I may have tangled with a few people more than I should, but ultimately the philosophy of Christian nationalism is a threat to our freedoms, whether we are Americans, Christians, or both—and I want to be absolutely clear about that.
Christian nationalism—the desire to “make” America “Christian”—is against the kin-dom of God as modeled by Jesus and is also 100% unconstitutional. There is no divine right for Christians to control the government. There is no place in the Constitution for Christians to be given charge of the government to rule as “Christians.”
And I, as a Christian of nearly 55 years, do not want the government to be run as some “Christians” want it to be run.
I want the entirely secular United States government to allow people of any, all, and no faiths to express themselves freely in their worship and their meetings.
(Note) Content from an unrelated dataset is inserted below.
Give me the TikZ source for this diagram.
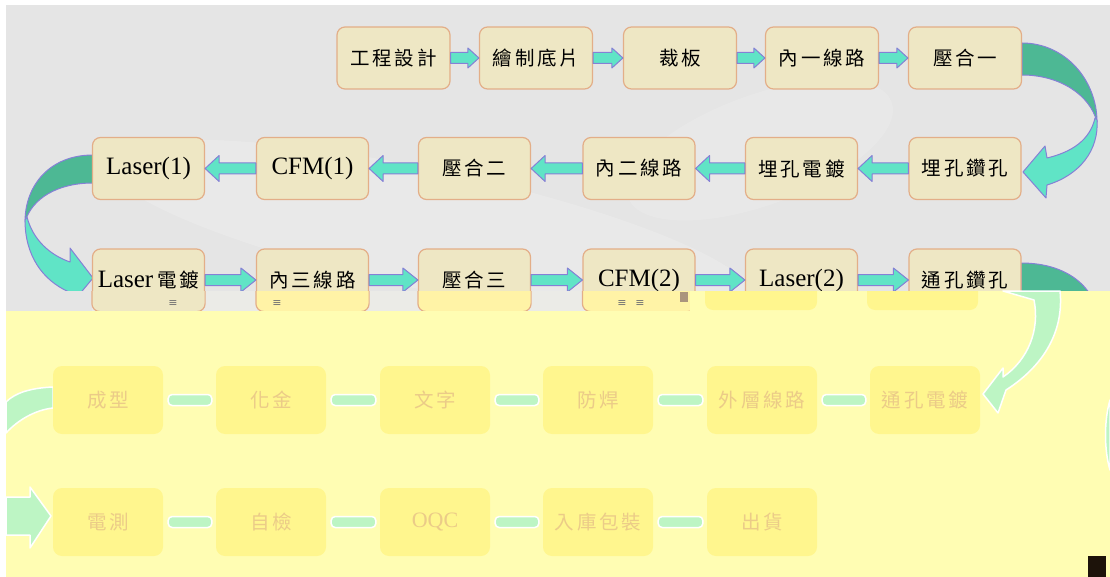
\documentclass[tikz,border=0pt]{standalone}
\usepackage{fontspec}
\setmainfont{Liberation Serif}
\newfontfamily\cjk[LetterSpace=14]{Noto Sans CJK TC}
\newfontfamily\dvs{DejaVu Sans}
\usetikzlibrary{calc}
\definecolor{bg}{HTML}{E5E5E5}
\definecolor{boxfill}{HTML}{EEE7C4}
\definecolor{boxline}{HTML}{E3AE88}
\definecolor{arrfill}{HTML}{60E4C6}
\definecolor{arrline}{HTML}{8580D6}
\definecolor{darkteal}{HTML}{4DB894}
\definecolor{ovl}{HTML}{FFFDB3}
\definecolor{fbox}{HTML}{FFF68E}
\definecolor{ftext}{HTML}{EBCB88}
\definecolor{fgreen}{HTML}{BDF5C4}
\definecolor{stripbg}{HTML}{EBEBE7}
\definecolor{ybox}{HTML}{FFF3A6}
\tikzset{
 pbox/.style={draw=boxline, fill=boxfill, line width=1.2pt, rounded corners=8pt, minimum width=112pt, minimum height=62pt, inner sep=0pt, text=black},
 wbox/.style={pbox, minimum width=113pt},
 zh/.style={font=\cjk\fontsize{19.5}{22}\selectfont},
 en/.style={font=\fontsize{25}{28}\selectfont},
 barrow/.style={fill=arrfill, draw=arrline, line width=1pt, line join=round},
 backband/.style={fill=darkteal, draw=arrline, line width=1pt, line join=round},
 fadebox/.style={fill=fbox, rounded corners=9pt, minimum width=110pt, minimum height=68pt, inner sep=0pt, text=ftext},
 fzh/.style={font=\cjk\fontsize{19.5}{22}\selectfont},
 fen/.style={font=\fontsize{22}{26}\selectfont},
 fbar/.style={fill=fgreen, draw=white, line width=1.5pt, rounded corners=4pt},
 fcurve/.style={fill=fgreen, draw=white, line width=1.5pt, line join=round},
 glitch/.style={font=\dvs\fontsize{11}{11}\selectfont, text=black!55, inner sep=0pt}
}
\newcommand\blkarrow[5]{%
 \draw[barrow] let \p1=(#1), \p2=(#2), \p3=($(#2)!#5!(#1)$) in
 (\x1,\y2+#3) -- (\x3,\y2+#3) -- (\x3,\y2+#4) -- (\x2,\y2) -- (\x3,\y2-#4) -- (\x3,\y2-#3) -- (\x1,\y2-#3) -- cycle;}
\newcommand\fadebar[2]{%
 \path[fbar] let \p1=(#1), \p2=(#2) in (\x1+5pt,\y1+5.5pt) rectangle (\x2-4pt,\y1-5.5pt);}
\begin{document}
\begin{tikzpicture}[x=1pt,y=-1pt]
\useasboundingbox (0,0) rectangle (1110,577);
\fill[white] (0,0) rectangle (1110,577);
\fill[bg] (6,5) rectangle (1110,577);
\begin{scope}
\clip (6,5) rectangle (1110,291);
\fill[white,opacity=0.18,rotate around={-12:(430,230)}] (430,230) ellipse [x radius=330, y radius=60];
\fill[white,opacity=0.15,rotate around={20:(760,150)}] (760,150) ellipse [x radius=140, y radius=55];
\end{scope}

% curved arrows (behind boxes)
\draw[backband] (1022,43) .. controls (1065,43) and (1097,80) .. (1097,122) .. controls (1090,95) and (1060,75) .. (1022,75) -- cycle;
\draw[barrow] (1097,120) .. controls (1099,150) and (1080,175) .. (1047,185) -- (1046,198) -- (1023,172) -- (1045,146) -- (1047,158) .. controls (1072,152) and (1090,140) .. (1095,118) -- cycle;
\draw[backband] (93,155) .. controls (50,155) and (25,185) .. (25,222) .. controls (32,198) and (58,183) .. (93,183) -- cycle;
\draw[barrow] (25,220) .. controls (25,255) and (42,280) .. (69,292) -- (68,308) -- (93,278) -- (70,248) -- (70,262) .. controls (50,255) and (33,240) .. (27,217) -- cycle;
\draw[backband] (1021,263) .. controls (1070,263) and (1100,290) .. (1100,330) -- (1060,340) .. controls (1055,310) and (1040,296) .. (1021,296) -- cycle;

% row 1
\node[wbox, zh] (r1a) at (393.5,58) {工程設計};
\node[wbox, zh] (r1b) at (536,58) {繪制底片};
\node[wbox, zh] (r1c) at (680,58) {裁板};
\node[wbox, zh] (r1d) at (822,58) {內一線路};
\node[wbox, zh] (r1e) at (965,58) {壓合一};
% row 2
\node[pbox, zh] (r2a) at (965,168.5) {埋孔鑽孔};
\node[pbox, zh] (r2b) at (801.5,168.5) {埋孔電鍍};
\node[pbox, zh] (r2c) at (639,168.5) {內二線路};
\node[pbox, zh] (r2d) at (474.5,168.5) {壓合二};
\node[pbox, en] (r2e) at (312.5,168.5) {CFM(1)};
\node[pbox, en] (r2f) at (148.5,168.5) {Laser(1)};
% row 3
\node[pbox, en] (r3a) at (148.5,280) {Laser\,{\cjk\fontsize{19.5}{22}\selectfont 電鍍}};
\node[pbox, zh] (r3b) at (312.5,280) {內三線路};
\node[pbox, zh] (r3c) at (474.5,280) {壓合三};
\node[pbox, en] (r3d) at (639,280) {CFM(2)};
\node[pbox, en] (r3e) at (801.5,280) {Laser(2)};
\node[pbox, zh] (r3f) at (965,280) {通孔鑽孔};

% straight arrows
\blkarrow{r1a.east}{r1b.west}{5.5pt}{10pt}{11pt}
\blkarrow{r1b.east}{r1c.west}{5.5pt}{10pt}{11pt}
\blkarrow{r1c.east}{r1d.west}{5.5pt}{10pt}{11pt}
\blkarrow{r1d.east}{r1e.west}{5.5pt}{10pt}{11pt}
\blkarrow{r2a.west}{r2b.east}{5.5pt}{13pt}{14pt}
\blkarrow{r2b.west}{r2c.east}{5.5pt}{13pt}{14pt}
\blkarrow{r2c.west}{r2d.east}{5.5pt}{13pt}{14pt}
\blkarrow{r2d.west}{r2e.east}{5.5pt}{13pt}{14pt}
\blkarrow{r2e.west}{r2f.east}{5.5pt}{13pt}{14pt}
\blkarrow{r3a.east}{r3b.west}{5.5pt}{12pt}{15pt}
\blkarrow{r3b.east}{r3c.west}{5.5pt}{12pt}{15pt}
\blkarrow{r3c.east}{r3d.west}{5.5pt}{12pt}{15pt}
\blkarrow{r3d.east}{r3e.west}{5.5pt}{12pt}{15pt}
\blkarrow{r3e.east}{r3f.west}{5.5pt}{12pt}{15pt}

% glitch strip
\begin{scope}
\clip (6,291) rectangle (690,312);
\fill[stripbg] (6,291) rectangle (690,312);
\fill[bg] (6,291) rectangle (92,312);
\draw[draw=boxline, fill=boxfill, line width=1.2pt, rounded corners=8pt] (r3a.south west) rectangle (r3a.north east);
\draw[draw=boxline, fill=ybox, line width=1.2pt, rounded corners=8pt] (r3b.south west) rectangle (r3b.north east);
\draw[draw=boxline, fill=ybox, line width=1.2pt, rounded corners=8pt] (r3c.south west) rectangle (r3c.north east);
\draw[draw=boxline, fill=ybox, line width=1.2pt, rounded corners=8pt] (r3d.south west) rectangle (r3d.north east);
\end{scope}
\node[glitch] (g1) at (173,304) {≡};
\node[glitch] (g2) at (277,304) {≡};
\node[glitch] (g3) at (622,304) {≡};
\node[glitch] (g4) at (640,304) {≡};
\fill[black!40!brown!60] (680,292) rectangle (688,302);

% yellow overlay
\fill[ovl] (690,291) rectangle (1110,311);
\fill[ovl] (6,311) rectangle (1110,577);
\begin{scope}
\clip (690,291) rectangle (1110,311);
\fill[fbox, rounded corners=8pt] (705,270) rectangle (817,310);
\fill[fbox, rounded corners=8pt] (867,270) rectangle (978,310);
\end{scope}

% faded curved arrows
\draw[fcurve] (1003,291) -- (1060,291) .. controls (1064,330) and (1045,365) .. (1006,390) -- (998,413) -- (983,394) -- (1003,368) -- (1003,377) .. controls (1028,360) and (1040,330) .. (1034,300) -- cycle;
\draw[fcurve] (53,387) .. controls (30,388) and (15,393) .. (6,402) -- (6,433) .. controls (18,420) and (35,410) .. (53,408) -- cycle;
\draw[fcurve] (6,497) -- (30,497) -- (30,487) -- (51,516) -- (30,548) -- (30,535) -- (6,535) -- cycle;
\draw[fcurve] (1110,400) .. controls (1104,420) and (1104,450) .. (1110,470) -- cycle;

% faded rows
\node[fadebox, fzh] (f4a) at (925,400) {通孔電鍍};
\node[fadebox, fzh] (f4b) at (762,400) {外層線路};
\node[fadebox, fzh] (f4c) at (598,400) {防焊};
\node[fadebox, fzh] (f4d) at (435,400) {文字};
\node[fadebox, fzh] (f4e) at (271,400) {化金};
\node[fadebox, fzh] (f4f) at (108,400) {成型};
\node[fadebox, fzh] (f5a) at (108,522) {電測};
\node[fadebox, fzh] (f5b) at (271,522) {自檢};
\node[fadebox, fen] (f5c) at (435,522) {OQC};
\node[fadebox, fzh] (f5d) at (598,522) {入庫包裝};
\node[fadebox, fzh] (f5e) at (762,522) {出貨};
\fadebar{f4b.east}{f4a.west}
\fadebar{f4c.east}{f4b.west}
\fadebar{f4d.east}{f4c.west}
\fadebar{f4e.east}{f4d.west}
\fadebar{f4f.east}{f4e.west}
\fadebar{f5a.east}{f5b.west}
\fadebar{f5b.east}{f5c.west}
\fadebar{f5c.east}{f5d.west}
\fadebar{f5d.east}{f5e.west}

\fill[black!85!brown] (1088,556) rectangle (1106,577);
\end{tikzpicture}
\end{document}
I absolutely do not want a single Christian sect of any kind to enforce their version of Christianity on anyone else. The moment you tell me what Christianity is and that I must follow it is the very moment I will protest and push back with 100% of my being.
I want the wall between church and state to be high and unscaleable so that assemblies of any faith can do their religious services freely and the state can operate with no favoritism given to any religion.
Christians who want to make Christianity the state religion in any way are astonishingly ignorant of the last 2000 years of history.
Every single time Christians attempt to make Christianity into the state religion, or make the state enforce the Christian religion, or make people Christians if they are to be members of the state, that effort always turns into tyranny of a very small sect of Christianity.
I know that many white Evangelicals are steered away from the study of history & instead are told myths and stories about the founding of America and the history of Christianity, but I have to say it, over and over: you who argue for a “Christian” nation or “Christian nationalism” are arguing for tyranny but trying to use shadows and puppets and strings to make your case while hiding your motives.
The road to “Christian nationalism” always ends in tyranny. Full stop.